합성곱 과정에서 나타나는 각 요소들의 차원은 이전 포스트를 참고하길 바란다. 먼저 입력값에서 필터와의 합성곱을 위해 해당부분이 a_slice_prev로 추출이 되었다고 가정하였을 때의 단일 합성곱에 대한 함수이다.

def conv_single_step(a_slice_prev, W, b):
    """
    Arguments:
    a_slice_prev -- slice of input data of shape (f, f, n_C_prev)
    W -- Weight parameters contained in a window - matrix of shape (f, f, n_C_prev)
    b -- Bias parameters contained in a window - matrix of shape (1, 1, 1)
    """
    # Element-wise product between a_slice_prev and W. Do not add the bias yet.
    s = W * a_slice_prev
    # Sum over all entries of the volume s.
    Z = np.sum(s)
    # Add bias b to Z. Cast b to a float() so that Z results in a scalar value.
    Z = Z + np.float64(b)

    return Z

위의 함수를 이용하여 함성곱을 이용한 순방향 전파과정 함수를 만들어 보자. 마지막 부분은 역방향 전파를 위한 캐싱을 추가한다.

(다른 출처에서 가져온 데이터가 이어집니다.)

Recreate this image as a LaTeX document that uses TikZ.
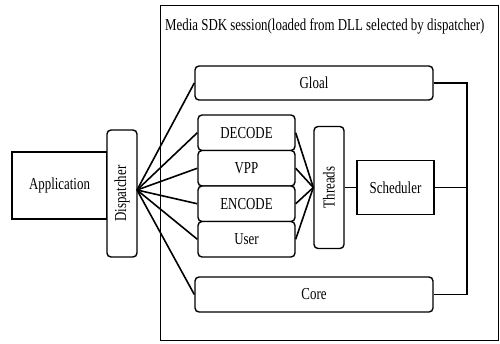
\documentclass[tikz,border=0pt]{standalone}
\usepackage{fontspec}
\setmainfont{Liberation Serif}
\newcommand\tallt[1]{\scalebox{1}[1.3]{#1}}
\begin{document}
\begin{tikzpicture}[x=1pt,y=-1pt,
  lbl/.style={font=\fontsize{12.9}{14}\selectfont},
  rbox/.style={draw,line width=1.4pt,rounded corners=4pt,fill=white,inner sep=0pt,lbl},
  sbox/.style={draw,line width=1.9pt,fill=white,inner sep=0pt,lbl},
  conn/.style={line width=1.6pt}]
\useasboundingbox (0,0) rectangle (500,343);
\node[draw,line width=1.9pt,minimum width=338pt,minimum height=335pt,inner sep=0pt] (outer) at (329.5,173) {};
\node[lbl,anchor=west,inner sep=0pt] (title) at (165,26.5) {\tallt{Media SDK session(loaded from DLL selected by dispatcher)}};
\node[sbox,minimum width=95pt,minimum height=67pt] (app) at (59.5,185.5) {\tallt{Application}};
\node[rbox,minimum width=30pt,minimum height=127pt] (disp) at (122,193.5) {\rotatebox{90}{\tallt{Dispatcher}}};
\node[rbox,minimum width=238pt,minimum height=34pt] (gl) at (314,83) {\tallt{Gloal}};
\node[rbox,minimum width=238pt,minimum height=35pt] (core) at (314,294.5) {\tallt{Core}};
\node[rbox,minimum width=97pt,minimum height=35.5pt] (dec) at (246.5,132.75) {\tallt{DECODE}};
\node[rbox,minimum width=97pt,minimum height=35.5pt] (vpp) at (246.5,168.25) {\tallt{VPP}};
\node[rbox,minimum width=97pt,minimum height=35.5pt] (enc) at (246.5,203.75) {\tallt{ENCODE}};
\node[rbox,minimum width=97pt,minimum height=35.5pt] (user) at (246.5,239.25) {\tallt{User}};
\node[rbox,minimum width=30pt,minimum height=122pt] (thr) at (329,187.5) {\rotatebox{90}{\tallt{Threads}}};
\node[sbox,minimum width=77pt,minimum height=54pt] (sch) at (395.5,187.5) {\tallt{Scheduler}};
\coordinate (dp) at (137,190);
\coordinate (bus) at (467,187.5);
\foreach \n in {gl,dec,vpp,enc,user,core} \draw[conn] (dp) -- (\n.west);
\foreach \n in {dec,vpp,enc,user} \draw[conn] (\n.east) -- (thr.west);
\draw[conn] (thr.east) -- (sch.west);
\draw[conn] (gl.east) -| (bus) |- (core.east);
\draw[conn] (sch.east) -- (bus);
\end{tikzpicture}
\end{document}
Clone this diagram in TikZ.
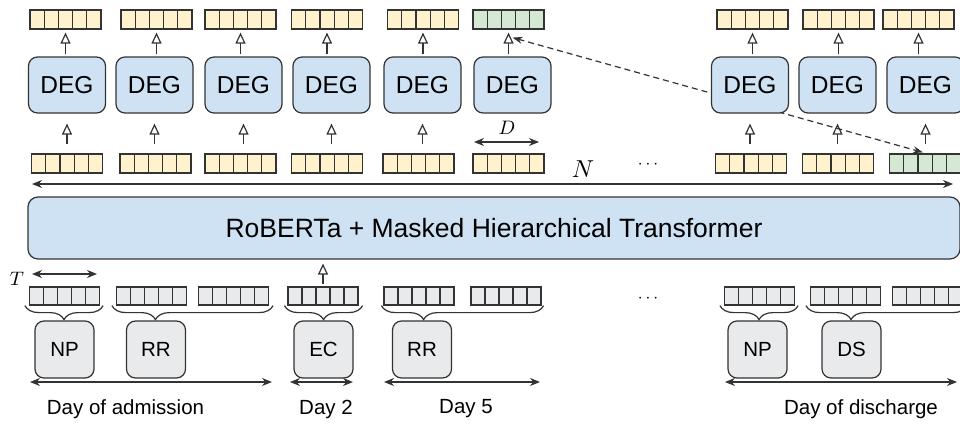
\documentclass[tikz,border=0pt]{standalone}
\usepackage{fontspec}
\setmainfont{Liberation Sans}
\usetikzlibrary{arrows.meta,calc,decorations.pathreplacing}
\definecolor{vecyellow}{HTML}{FFF2CC}
\definecolor{vecgreen}{HTML}{D5E8D4}
\definecolor{boxblue}{HTML}{CFE2F3}
\definecolor{tokgray}{HTML}{E8EAEB}
\definecolor{edge}{HTML}{333333}

\begin{document}
\begin{tikzpicture}[x=1pt,y=-1pt,line width=1.2pt,
  fivecell/.style={draw=edge,inner sep=0pt,minimum width=71pt,minimum height=19pt,
    path picture={
      \coordinate (pa) at (path picture bounding box.south west);
      \coordinate (pb) at (path picture bounding box.north east);
      \foreach \k in {1,2,3,4}{\draw[edge,line width=1.2pt] ($(pa)!\k/5!(pa-|pb)$) -- ($(pa|-pb)!\k/5!(pb)$);}
    }},
  hvec/.style={fivecell,fill=vecyellow},
  gvec/.style={fivecell,fill=vecgreen},
  tvec/.style={fivecell,fill=tokgray,minimum width=70pt,minimum height=18pt},
  degbox/.style={draw=edge,fill=boxblue,rounded corners=9pt,minimum width=77pt,minimum height=56pt,
    inner sep=0pt,font=\fontsize{24.5}{28}\selectfont},
  notebox/.style={draw=edge,fill=tokgray,rounded corners=9pt,minimum width=59pt,minimum height=57pt,
    inner sep=0pt,font=\fontsize{20.5}{24}\selectfont},
  uparrow/.style={draw=edge,-{Triangle[open,length=11pt,width=10pt]}},
  spanarrow/.style={draw=edge,{Stealth[length=10pt,width=8pt]}-{Stealth[length=10pt,width=8pt]}},
  tokbrace/.style={draw=edge,decorate,decoration={brace,mirror,amplitude=14pt,aspect=#1}},
  lbl/.style={font=\fontsize{20.5}{24}\selectfont,inner sep=0pt},
  mathlbl/.style={inner sep=0pt,font=\normalsize},
]
\useasboundingbox (0,0) rectangle (960,423);

% hidden-state vectors above the DEG blocks
\node[hvec] (tv1) at (65.5,19.5) {};
\node[hvec] (tv2) at (156.5,19.5) {};
\node[hvec] (tv3) at (240.5,19.5) {};
\node[hvec] (tv4) at (327,19.5) {};
\node[hvec] (tv5) at (423,19.5) {};
\node[gvec] (tv6) at (508.5,19.5) {};
\node[hvec] (tv7) at (752.5,19.5) {};
\node[hvec] (tv8) at (838.5,19.5) {};
\node[hvec] (tv9) at (918.5,19.5) {};

% note embeddings below the DEG blocks
\node[hvec] (lv1) at (67,163.5) {};
\node[hvec] (lv2) at (155.5,163.5) {};
\node[hvec] (lv3) at (240.5,163.5) {};
\node[hvec] (lv4) at (327,163.5) {};
\node[hvec] (lv5) at (418.5,163.5) {};
\node[hvec] (lv6) at (508.5,163.5) {};
\node[hvec] (lv7) at (751,163.5) {};
\node[hvec] (lv8) at (838,163.5) {};
\node[gvec] (lv9) at (925,163.5) {};

% dashed link between the two green vectors (drawn under the DEG blocks)
\draw[edge,dash pattern=on 6pt off 4pt,{Stealth[length=10pt,width=7pt]}-{Stealth[length=10pt,width=7pt]}]
  ($(tv6.south)+(4,8)$) -- ($(lv9.north)+(-2,-1)$);

% DEG blocks
\node[degbox] (d1) at (67,85) {DEG};
\node[degbox] (d2) at (154.5,85) {DEG};
\node[degbox] (d3) at (243.5,85) {DEG};
\node[degbox] (d4) at (331.5,85) {DEG};
\node[degbox] (d5) at (422.5,85) {DEG};
\node[degbox] (d6) at (512.5,85) {DEG};
\node[degbox] (d7) at (750,85) {DEG};
\node[degbox] (d8) at (837.5,85) {DEG};
\node[degbox] (d9) at (925.5,85) {DEG};

% DEG outputs
\foreach \i in {1,...,9}{
  \draw[uparrow,shorten <=2pt,shorten >=3pt] (tv\i.south |- d\i.north) -- (tv\i.south);
}
% DEG inputs
\foreach \i in {1,2,3,4,5,7,8,9}{
  \draw[uparrow,shorten <=9pt,shorten >=10pt] (d\i.south |- lv\i.north) -- (d\i.south);
}

% dimension D
\coordinate (dl) at (474,142);
\coordinate (dr) at (539,142);
\draw[spanarrow] (dl) -- (dr);
\node[mathlbl] (dlab) at (507,128) {\scalebox{1.95}{$D$}};

% sequence length N
\coordinate (nl) at (32,184);
\coordinate (nr) at (953,184);
\draw[spanarrow] (nl) -- (nr);
\node[mathlbl] (nlab) at (583,169) {\scalebox{2.45}{$N$}};
\node[inner sep=0pt,font=\fontsize{16}{18}\selectfont] (dotsup) at (648,165) {$\cdots$};

% encoder
\node[draw=edge,fill=boxblue,rounded corners=10pt,minimum width=932pt,minimum height=62pt,inner sep=0pt,
  font=\fontsize{26.5}{30}\selectfont] (rob) at (494,228) {RoBERTa + Masked Hierarchical Transformer};

% token length T
\coordinate (tl) at (32,274);
\coordinate (tr) at (97,274);
\draw[spanarrow] (tl) -- (tr);
\node[mathlbl] (tlab) at (17,279) {\scalebox{1.95}{$T$}};

% token chunks
\node[tvec] (gv1) at (64.5,296) {};
\node[tvec] (gv2) at (151.5,296) {};
\node[tvec] (gv3) at (233.5,296) {};
\node[tvec] (gv4) at (323,296) {};
\node[tvec] (gv5) at (419,296) {};
\node[tvec] (gv6) at (506,296) {};
\node[tvec] (gv7) at (759.5,296) {};
\node[tvec] (gv8) at (845.5,296) {};
\node[tvec] (gv9) at (927.5,296) {};
\node[inner sep=0pt,font=\fontsize{16}{18}\selectfont] (dotsdown) at (648,299) {$\cdots$};

\draw[uparrow,shorten <=2pt,shorten >=4pt] (gv4.north) -- (gv4.north |- rob.south);

% braces grouping chunks into notes
\draw[tokbrace=0.5]  ($(gv1.south west)+(-4,0)$) -- ($(gv1.south east)+(3,0)$);
\draw[tokbrace=0.27] ($(gv2.south west)+(-4,0)$) -- ($(gv3.south east)+(4,0)$);
\draw[tokbrace=0.5]  ($(gv4.south west)+(-3,0)$) -- ($(gv4.south east)+(4,0)$);
\draw[tokbrace=0.26] ($(gv5.south west)+(-2,0)$) -- ($(gv6.south east)+(2,0)$);
\draw[tokbrace=0.5]  ($(gv7.south west)+(-4,0)$) -- ($(gv7.south east)+(3,0)$);
\draw[tokbrace=0.28] ($(gv8.south west)+(-4,0)$) -- ($(gv9.south east)+(4,0)$);

% clinical notes
\node[notebox] (n1) at (64.5,349.5) {NP};
\node[notebox] (n2) at (156,349.5) {RR};
\node[notebox] (n3) at (323.5,349.5) {EC};
\node[notebox] (n4) at (422,349.5) {RR};
\node[notebox] (n5) at (757.5,349.5) {NP};
\node[notebox] (n6) at (851.5,349.5) {DS};

% days
\coordinate (a1l) at (30,382);  \coordinate (a1r) at (272,382);
\coordinate (a2l) at (290,382); \coordinate (a2r) at (353,382);
\coordinate (a3l) at (384,382); \coordinate (a3r) at (540,382);
\coordinate (a4l) at (725,382); \coordinate (a4r) at (957,382);
\draw[spanarrow] (a1l) -- (a1r);
\draw[spanarrow] (a2l) -- (a2r);
\draw[spanarrow] (a3l) -- (a3r);
\draw[spanarrow] (a4l) -- (a4r);
\node[lbl] (day1) at (125.5,409) {Day of admission};
\node[lbl] (day2) at (326,409) {Day 2};
\node[lbl] (day5) at (466,409) {Day 5};
\node[lbl] (dayd) at (861,409) {Day of discharge};
\end{tikzpicture}
\end{document}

def conv_forward(A_prev, W, b, hparameters): 
    (m, n_H_prev, n_W_prev, n_C_prev) = A_prev.shape
    (f, f, n_C_prev, n_C) = W.shape
    
    stride = hparameters["stride"]
    pad = hparameters["pad"]
    
    n_H = int((n_H_prev - f + 2 * pad) / stride) + 1
    n_W = int((n_W_prev - f + 2 * pad) / stride) + 1
    
    Z = np.zeros(shape = (m, n_H, n_W, n_C))
    
    A_prev_pad = zero_pad(A_prev, pad)

    for i in range(m):
    
        a_prev_pad = pad               
        for h in range(n_H):          
            vert_start = h * stride
            vert_end = vert_start + f
            
            for w in range(n_W):
                horiz_start = w * stride
                horiz_end = horiz_start + f
                
                for c in range(n_C):
                    a_slice_prev = A_prev_pad[i, vert_start : vert_end, horiz_start : horiz_end, :]
                    
                    weights = W[:, :, :, c]
                    biases = b[:, :, :, c]
                    Z[i, h, w, c] = conv_single_step(a_slice_prev, weights, biases)
                    
    # Save information in "cache" for the backprop
    cache = (A_prev, W, b, hparameters)
    
    return Z, cache

Pooling Layer

풀링을 적용할 경우 입력값의 높이와 너비가 감소하여 단순히 특징을 찾는(feature detecting)의 용도 이외에 계산을 보다 쉽게 해준다는 장점이 존재한다. 풀링 과정에서는 보통 패딩을 추가하지 않은 상태로 보폭과 필터의 크기만을 가지고 계산을 적용하게 된다.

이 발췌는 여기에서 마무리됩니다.